Few Cham people know how to read and write in their language, and even fewer are interested in learning about the legacy of their ancestors. But Leb Ke is different.
One of the leading Cham language and culture specialists in Cambodia, Mr Ke is working hard to preserve the Cham identity.
Faced with the challenge of encouraging young people to explore their heritage, Mr Ke has created Cham fonts for Android smartphone keyboards, hoping it will inspire a change in the way they communicate.
By the end of this year, he plans to publish a 2,500-word Cham to Khmer language glossary.
Mr Ke fears the value of the Cham identity is declining in communities, since Cham people do not understand their heritage and fail to educate themselves about it.
“Cham people should place more value on their own language and should carry out research regarding their alphabet, literature and culture,” Mr Ke said.
The 37-year-old has written six books on Cham literature for the Cultural Heritage of Cham Language organisation.

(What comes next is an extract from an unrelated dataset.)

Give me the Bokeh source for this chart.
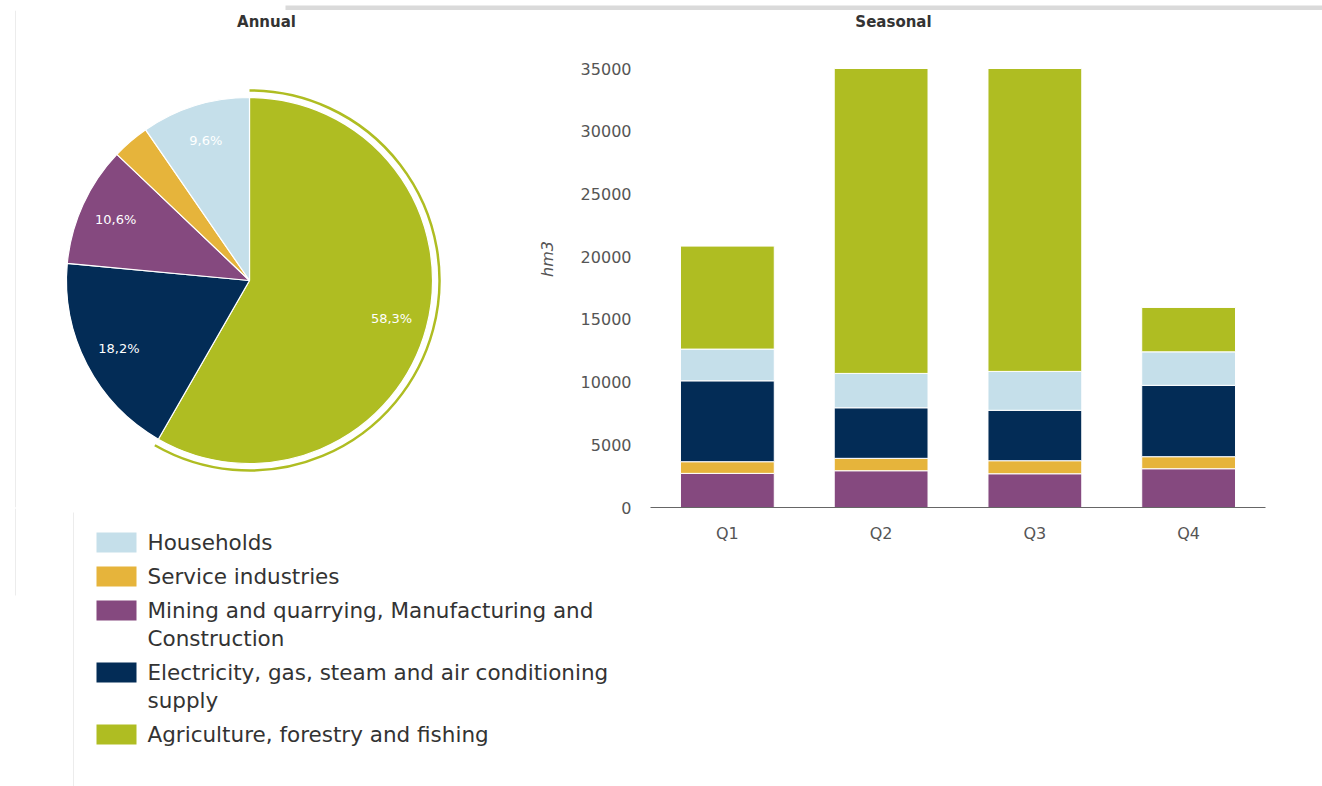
import math
from bokeh.plotting import figure
from bokeh.layouts import row, column
from bokeh.models import Range1d, FactorRange, FixedTicker, ColumnDataSource
from bokeh.core.properties import value
from bokeh.embed import file_html
from bokeh.resources import INLINE

# ---------------- data ----------------
quarters = ["Q1", "Q2", "Q3", "Q4"]
mining = [2720, 2930, 2690, 3090]
service = [930, 990, 1040, 960]
electricity = [6450, 4030, 4020, 5690]
households = [2530, 2740, 3100, 2670]
agriculture = [8210, 24310, 24150, 3540]

# pie, clockwise from 12 o'clock
pie_sectors = ["Agriculture, forestry and fishing",
               "Electricity, gas, steam and air conditioning supply",
               "Mining and quarrying, Manufacturing and Construction",
               "Service industries",
               "Households"]
pie_shares = [58.3, 18.2, 10.6, 3.3, 9.6]
pie_labels = ["58,3%", "18,2%", "10,6%", "", "9,6%"]

legend_names = [["Households"],
                ["Service industries"],
                ["Mining and quarrying, Manufacturing and", "Construction"],
                ["Electricity, gas, steam and air conditioning", "supply"],
                ["Agriculture, forestry and fishing"]]
y_ticks = [0, 5000, 10000, 15000, 20000, 25000, 30000, 35000]

# ---------------- style ----------------
C_HH = "#c5dfea"
C_SV = "#e6b43b"
C_MI = "#85497f"
C_EL = "#032c56"
C_AG = "#afbd22"
sector_colors = {"Agriculture, forestry and fishing": C_AG,
                 "Electricity, gas, steam and air conditioning supply": C_EL,
                 "Mining and quarrying, Manufacturing and Construction": C_MI,
                 "Service industries": C_SV,
                 "Households": C_HH}
legend_colors = [C_HH, C_SV, C_MI, C_EL, C_AG]
FONT = "DejaVu Sans"
ART = "#ececec"

# page geometry (pixels)
TOP = 10            # strip height
FRAME_BOTTOM = 507  # page row of the bar baseline
ROW_H = 537         # height of the pie / bar row
BOTTOM_BORDER = ROW_H - (FRAME_BOTTOM - TOP)
FH = FRAME_BOTTOM - TOP   # frame height (pixels)
PX_PER_UNIT = 439 / 35000.0
YMAX = FH / PX_PER_UNIT
LEG_TOP = 508
LH = 786 - LEG_TOP
LW = 614


def bare(fig):
    fig.axis.visible = False
    fig.grid.visible = False
    fig.outline_line_color = None
    fig.background_fill_color = "white"
    fig.border_fill_color = "white"
    return fig


# ---------------- top strip (page artefact) ----------------
strip = bare(figure(width=1322, height=TOP, x_range=Range1d(0, 1322), y_range=Range1d(0, TOP),
                    output_backend="svg", toolbar_location=None, min_border=0))
strip.quad(left=[285], right=[1322], bottom=[2], top=[7], fill_color="#dadada", line_color=None)
strip.segment(x0=[15], x1=[285], y0=[2], y1=[2], line_color=ART, line_width=1)

# ---------------- pie ----------------
pie = bare(figure(width=520, height=ROW_H, x_range=Range1d(0, 520), y_range=Range1d(0, FH),
                  output_backend="svg", toolbar_location=None, min_border=0,
                  min_border_bottom=BOTTOM_BORDER))
cx, cy, R = 249, FRAME_BOTTOM - 280, 183
total = sum(pie_shares)
ends, starts, mids = [], [], []
cum = 0.0
for s in pie_shares:
    a_end = math.pi / 2 - 2 * math.pi * cum / total
    cum += s
    a_start = math.pi / 2 - 2 * math.pi * cum / total
    starts.append(a_start)
    ends.append(a_end)
    mids.append((a_start + a_end) / 2)
src = ColumnDataSource(dict(start=starts, end=ends,
                            color=[sector_colors[n] for n in pie_sectors]))
pie.wedge(x=cx, y=cy, radius=R, start_angle="start", end_angle="end", source=src,
          fill_color="color", line_color="white", line_width=1.2)
# highlight ring on the hovered (agriculture) slice
pie.arc(x=cx, y=cy, radius=R + 7, start_angle=starts[0], end_angle=ends[0],
        line_color=C_AG, line_width=2.5)
lr = R - 36
pie.text(x=[cx + lr * math.cos(m) for m in mids], y=[cy + lr * math.sin(m) for m in mids],
         text=pie_labels, text_color="white", text_font=value(FONT), text_font_size="13px",
         text_align="center", text_baseline="middle")
pie.text(x=[266], y=[FRAME_BOTTOM - 21], text=["Annual"], text_color="#333333",
         text_font=value(FONT), text_font_size="15px", text_font_style="bold",
         text_align="center", text_baseline="middle")
pie.segment(x0=[15], x1=[15], y0=[0], y1=[FH], line_color=ART, line_width=1)

# ---------------- legend ----------------
leg = bare(figure(width=LW, height=LH, x_range=Range1d(0, LW), y_range=Range1d(0, LH),
                  output_backend="svg", toolbar_location=None, min_border=0))
leg.styles = {"margin-top": "-%dpx" % (TOP + ROW_H - LEG_TOP)}
leg.segment(x0=[15, 73], x1=[15, 73], y0=[LH, 786 - 512], y1=[786 - 595, 0],
            line_color=ART, line_width=1)
row_y = 786 - 542
sw_x, sw_y, tx, ty = [], [], [], []
texts = []
for i, lines in enumerate(legend_names):
    sw_x.append(116)
    sw_y.append(row_y)
    for j, t in enumerate(lines):
        tx.append(147)
        ty.append(row_y - 28 * j)
        texts.append(t)
    row_y -= 28 * (len(lines) - 1) + 34
leg.rect(x=sw_x, y=sw_y, width=40, height=20, fill_color=legend_colors, line_color=None)
leg.text(x=tx, y=ty, text=texts, text_color="#333333", text_font=value(FONT),
         text_font_size="21.5px", text_align="left", text_baseline="middle")

# ---------------- stacked bars ----------------
bsrc = ColumnDataSource(dict(q=quarters, mining=mining, service=service, electricity=electricity,
                             households=households, agriculture=agriculture))
bar = figure(width=802, height=ROW_H, x_range=FactorRange(*quarters, range_padding=0),
             y_range=Range1d(0, YMAX), output_backend="svg", toolbar_location=None,
             min_border_left=130, min_border_right=57, min_border_top=0,
             min_border_bottom=BOTTOM_BORDER)
bar.outline_line_color = None
bar.grid.visible = False
bar.vbar_stack(["mining", "service", "electricity", "households", "agriculture"], x="q",
               width=0.61, source=bsrc, color=[C_MI, C_SV, C_EL, C_HH, C_AG],
               line_color="white", line_width=1)
bar.text(x=[(893 - 650) / 153.75], y=[(FRAME_BOTTOM - 21) / PX_PER_UNIT], text=["Seasonal"],
         text_color="#333333", text_font=value(FONT), text_font_size="15px",
         text_font_style="bold", text_align="center", text_baseline="middle")
bar.yaxis.ticker = FixedTicker(ticks=y_ticks)
bar.yaxis.axis_line_color = None
bar.yaxis.major_tick_line_color = None
bar.yaxis.minor_tick_line_color = None
bar.yaxis.major_label_standoff = 13
bar.yaxis.major_label_text_font = FONT
bar.yaxis.major_label_text_font_size = "16px"
bar.yaxis.major_label_text_color = "#555555"
bar.yaxis.axis_label = "hm3"
bar.yaxis.axis_label_text_font = FONT
bar.yaxis.axis_label_text_font_style = "italic"
bar.yaxis.axis_label_text_font_size = "16px"
bar.yaxis.axis_label_text_color = "#555555"
bar.yaxis.axis_label_standoff = 21
bar.xaxis.axis_line_color = "#666666"
bar.xaxis.major_tick_line_color = None
bar.xaxis.minor_tick_line_color = None
bar.xaxis.major_label_standoff = 10
bar.xaxis.major_label_text_font = FONT
bar.xaxis.major_label_text_font_size = "16px"
bar.xaxis.major_label_text_color = "#555555"

layout = column(strip, row(pie, bar, spacing=0), leg, spacing=0)
open("out.html", "w").write(file_html(layout, INLINE))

His team spent two years producing just one Cham language book, since there are few documents remaining on Cham culture.
Mr Ke admits that Cham people lack access to resources to carry out research, since most educated Cham people were killed during the Khmer Rouge era, while piles of important documents were destroyed.
He said elderly people at the time packed up and buried some documents in the ground to keep them safe, but most were damaged.
Mr Ke’s books have helped teach more than 3,000 young students in Cham communities to read and write, while about 20,000 people across the country are familiar with his work.
Cham people represent the core of Muslim communities in Cambodia, with more than 200,000 members of the ethnic group nationwide.
Mr Ke and his team have also introduced Cham language learning programmes to almost 20 communities, supported by the US Embassy in Phnom Penh.
“We want people to be able to read the Cham language and recognise the alphabet,” said Mr Ke, who hopes a young generation of Cham people will continue his work.
Mr Ke, who was born in a Cham community in Kampong Chhnang province, said there were no formal school classes for teaching Cham literature, but he learned to read and write the language with elderly people in his village when he was a boy.
“When I was young I went to listen to the older people in my village telling stories about Cham culture and history, and reciting beautiful poems about education and life. It made me more curious to know about my identity as a Cham person,” Mr Ke said.
That curiosity encouraged him to start collecting Cham books and materials.
He said the elders in his village always told him he must work hard if he wanted to preserve the identity of the Cham people.
He borrowed books about Cham culture and history from older people in his village to read and copy.
“I copied the books by hand, page by page, because I could not borrow them for long,” said Mr Ke, who has been able to read and write in Cham since the age of 12.
He noted the majority of Cham communities where people can still read and write are in Kampong Chhnang, Pursat, Battambang and Kratie provinces, with about 10 percent of Cham people in Cambodia being able to read the language.
“Some Cham people have abandoned their language now,” said Mr Ke, who one day hopes there will be a Cham language newspaper, warning the culture will fade away without strong action to preserve it.
“Literature helps make religions and cultures more beautiful,” added Mr Ke, who has travelled to several countries to give lectures about Cham identity.
He said many Cham people feel that being identified by their ethnic group is disrespectful, now preferring to be known as Khmer Muslims.
However Mr Ke argued that being Cham is separate to being Muslim.
Cham is an ethnicity not a religion, but people are confused when they hear the word Cham and think all Chams are Muslim, he said.
“It is nonsense when you call Cham people Khmer Muslims. Cham is Cham,” he said.
“If we embrace Islam, we should ask ourselves which ethnicity we are – Cham, Javan or Khmer.”
He argued that some Cham people unknowingly rid themselves of their identities by the way they dress and live their lives.
Mr Ke, whose name is not traditionally Cham, said Cham parents prefer to name their children in Malay or Arabic. Few Cham language names remain, other than nicknames.
“When the minority of parents do give their children a Cham name, others criticise and say the names are not beautiful. It shows that Cham language has been devalued,” he said.
He added he regrets the fact his parents called him an Arabic name as opposed to Cham.
Speaking at a lecture organised by the Buddhist Institute last month, Mr Ke said Cham families, particularly in cities, were often embarrassed to speak their language outside the home.
He called on Cham people to band together to save the language, vowing he would fight to save the culture until last breath.